For those of you who, like me, wish you were there, below is a quick tour of the action:

Introductory post: topics include possible FCC jurisdiction over the Domain Name System (DNS) as an IP-enabled service (!) and the ongoing FCC proceeding on CALEA.

Beryl Howell and Alan Davidson: Howell argues that specific laws must be enacted to address specific problems, and that the law must be updated to reflect changes; Davidson argues that we have a disconnect between social norms and the laws we have on the books (hear, hear): "How many laws have you broken today?"

Orin Kerr: Kerr suggests that computer-related crimes will end up with a different set of procedural rules--"network" criminal procedures. Crimes may be the "same" online and off, but they're committed in different ways.

Sonia Katyal: Discusses convergence of "consumer" and "government" surveillance--"Interesting from an IP perspective, because this kind of surveillance alters understanding of IP rights in cyberspace, giving copyright a predatory and invasive and panoptic dimension" (indeed!).

Marc Rotenberg: Addresses pre v. post-9/11 privacy: If you assume all information might be useful in some investigation, where do we draw the line?

Nicolai Seitz, who won a spot @ the conference by writing an excellent paper: Explores the problems of transborder enforcement of requests for information, arguing that foreign retrieval of not-freely-accessible data should be illegal.

Paul Ohm: After confessing he works for Ashcroft (big laugh), explores issues surrounding electronic evidence--the smoking email, hardrive, etc.

Lee Tien: Addresses "reasonable expectation" of privacy in a world where the architectures of control are invisible.
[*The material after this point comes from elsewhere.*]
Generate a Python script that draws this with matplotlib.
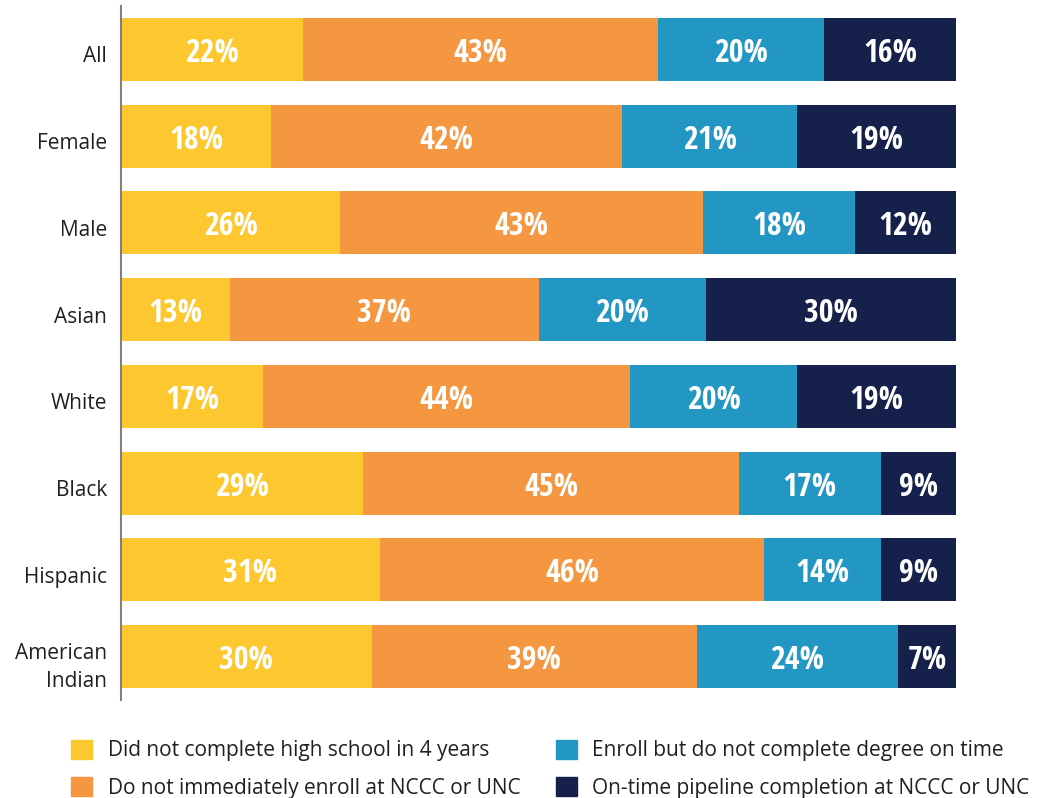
import matplotlib
matplotlib.use('Agg')
import matplotlib.pyplot as plt
import matplotlib.transforms as mtransforms
from matplotlib.patches import Patch
import numpy as np

# stacked shares per group, as printed on the bars (percent)
groups = ['All', 'Female', 'Male', 'Asian', 'White', 'Black', 'Hispanic', 'American\nIndian']
no_hs = [22, 18, 26, 13, 17, 29, 31, 30]
no_enroll = [43, 42, 43, 37, 44, 45, 46, 39]
no_degree = [20, 21, 18, 20, 20, 17, 14, 24]
on_time = [16, 19, 12, 30, 19, 9, 9, 7]

series_names = ['Did not complete high school in 4 years',
                'Do not immediately enroll at NCCC or UNC',
                'Enroll but do not complete degree on time',
                'On-time pipeline completion at NCCC or UNC']
colors = ['#FDC72F', '#F59640', '#2397C3', '#16214B']

label_font = ['Open Sans Condensed', 'Fira Sans Condensed', 'DejaVu Sans']
text_font = ['Open Sans', 'DejaVu Sans']
text_col = '#231F20'

data = np.array([no_hs, no_enroll, no_degree, on_time], dtype=float)
# bars fill the full width, so scale each row to 100
widths = data / data.sum(axis=0) * 100

fig = plt.figure(figsize=(10.37, 7.98), dpi=100)
ax = fig.add_axes([0.1167, 0.1228, 0.922 - 0.1167, 0.9925 - 0.1228])

y = np.arange(len(groups))
left = np.zeros(len(groups))
for i in range(4):
    bars = ax.barh(y, widths[i], left=left, height=0.725, color=colors[i], label=series_names[i])
    anns = ax.bar_label(bars, labels=['%d%%' % v for v in data[i]], label_type='center',
                        color='white', fontsize=23, fontweight='bold', family=label_font)
    for a in anns:
        a.set_va('center_baseline')
    left += widths[i]

ax.set_xlim(0, 100)
ax.set_ylim(7.5, -0.5)
ax.set_yticks(y)
ax.set_yticklabels(groups, fontsize=15, family=text_font, color=text_col, linespacing=1.4)
ax.tick_params(axis='y', length=0, pad=10)
# the group names sit a little below the bar centres
shift = mtransforms.ScaledTranslation(0, -5 / 100, fig.dpi_scale_trans)
for lab in ax.get_yticklabels():
    lab.set_transform(lab.get_transform() + shift)
ax.set_xticks([])
for s in ['top', 'right', 'bottom']:
    ax.spines[s].set_visible(False)
ax.spines['left'].set_color('#808080')
ax.spines['left'].set_linewidth(1.5)

handles = [Patch(color=c) for c in colors]
leg = fig.legend(handles, series_names, loc='upper left', bbox_to_anchor=(0.0687, 0.0727),
                 ncol=2, frameon=False, handlelength=1.0, handleheight=1.0,
                 handletextpad=0.75, columnspacing=1.7, labelspacing=0.75,
                 borderpad=0, borderaxespad=0, prop={'family': text_font, 'size': 15})
for t in leg.get_texts():
    t.set_color(text_col)

plt.savefig('out.png', dpi=100)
Argues that where architectural regulation hides what it does (an invisible seatbelt), we're heading out of law and into instrumental control.

Jonathan Zittrain: In a perfect follow-up to Lee Tien's observation with regard to invisible control, discusses efforts by Google and Beijing selectively to edit what we see on the Net. Points to the OpenNet Initiative, which provides people with the tools to do SETI@Home-style work in exposing such invisible filtering.

Jack Balkin: Addresses the difficulty using the Net for activism, or "cyberprotest," and explores how this relates to free speech--the bedrock of any functioning democracy. "The key problem in cyberspace speech is proximity and attention. Have to get the attention of your audience, and have to get next to them (picket around them). Find some place where people interested in your speech will listen to you."